Warmer climates are expected to deliver precipitation extremes of greater frequency and intensity. Precipitation intensity is a product of the Clausius–Clapeyron relation, which describes how much more water the atmosphere can hold as its temperature increases. But the relation is a simple scale that gives little indication where new intense precipitation will occur.

Unfortunately for climate modellers, there are many competing processes that determine the paths storms travel, including equator-to-pole temperature gradients, sea-ice loss, sea-surface temperature patterns and land-sea temperature contrasts, not to mention feedbacks from the storms themselves. The result at present is a large uncertainty in where storms will move under climate change.

Yet Hawcroft and his colleagues at Exeter and the University of Reading, UK, believe it is still possible to gain an insight into the nature and frequency of extreme precipitation changes at the regional level — by analysing the behaviour of the storms themselves in Europe and North America in simulations of both present-day climate and climate change under unmitigated greenhouse-gas emissions.

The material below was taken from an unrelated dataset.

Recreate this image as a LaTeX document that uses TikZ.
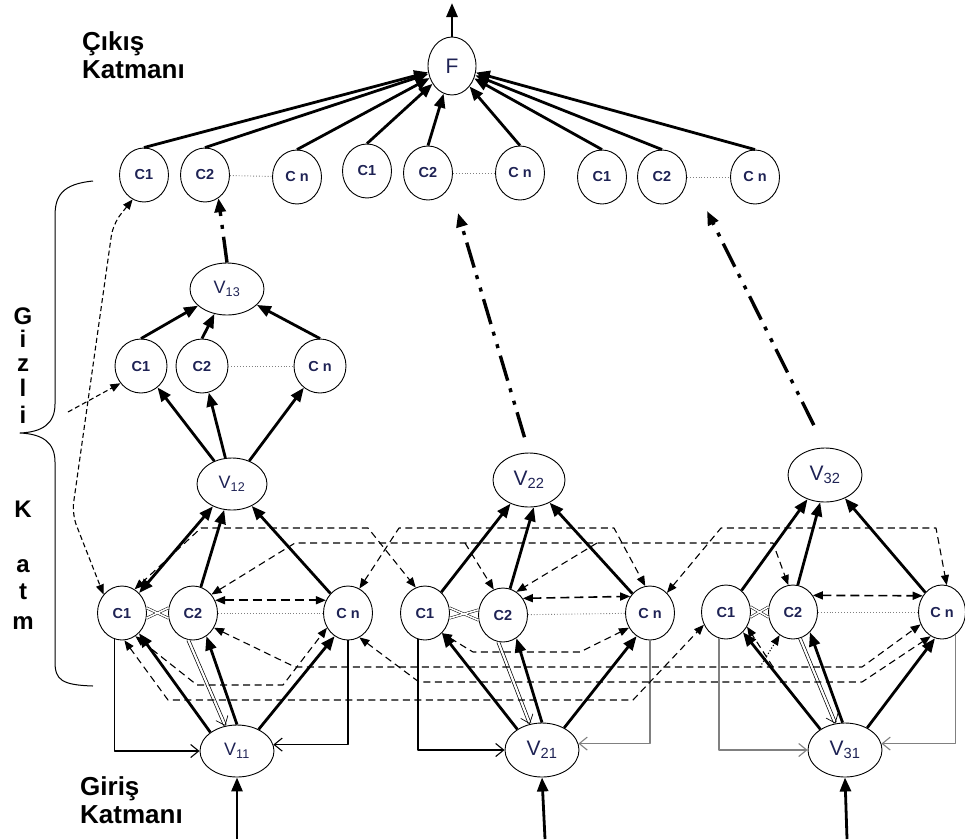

The team used an algorithm that seeks out vortices to identify storms in their models so that they could assign precipitation to individual events. Then they compared the number and intensity of the cyclones in the present-day and future climate-change simulations.

Hawcroft and colleagues found a big increase in the frequency of extreme extratropical cyclones, with above today’s 99th percentile of precipitation intensity, by the end of the century under unmitigated climate change; the number of extratropical cyclones delivering such intense rainfall more than tripled.

“Even with this uncertainty [in the underlying storm paths], there is quite a lot of consistency in the increase in extreme-storm-associated precipitation,” says Hawcroft.

Hawcroft is now exploring the dynamics that drive inter-annual and sub-seasonal variability in storms producing extreme rainfall, and how those dynamics could change in a warmer climate. The team reported the findings in Environmental Research Letters (ERL).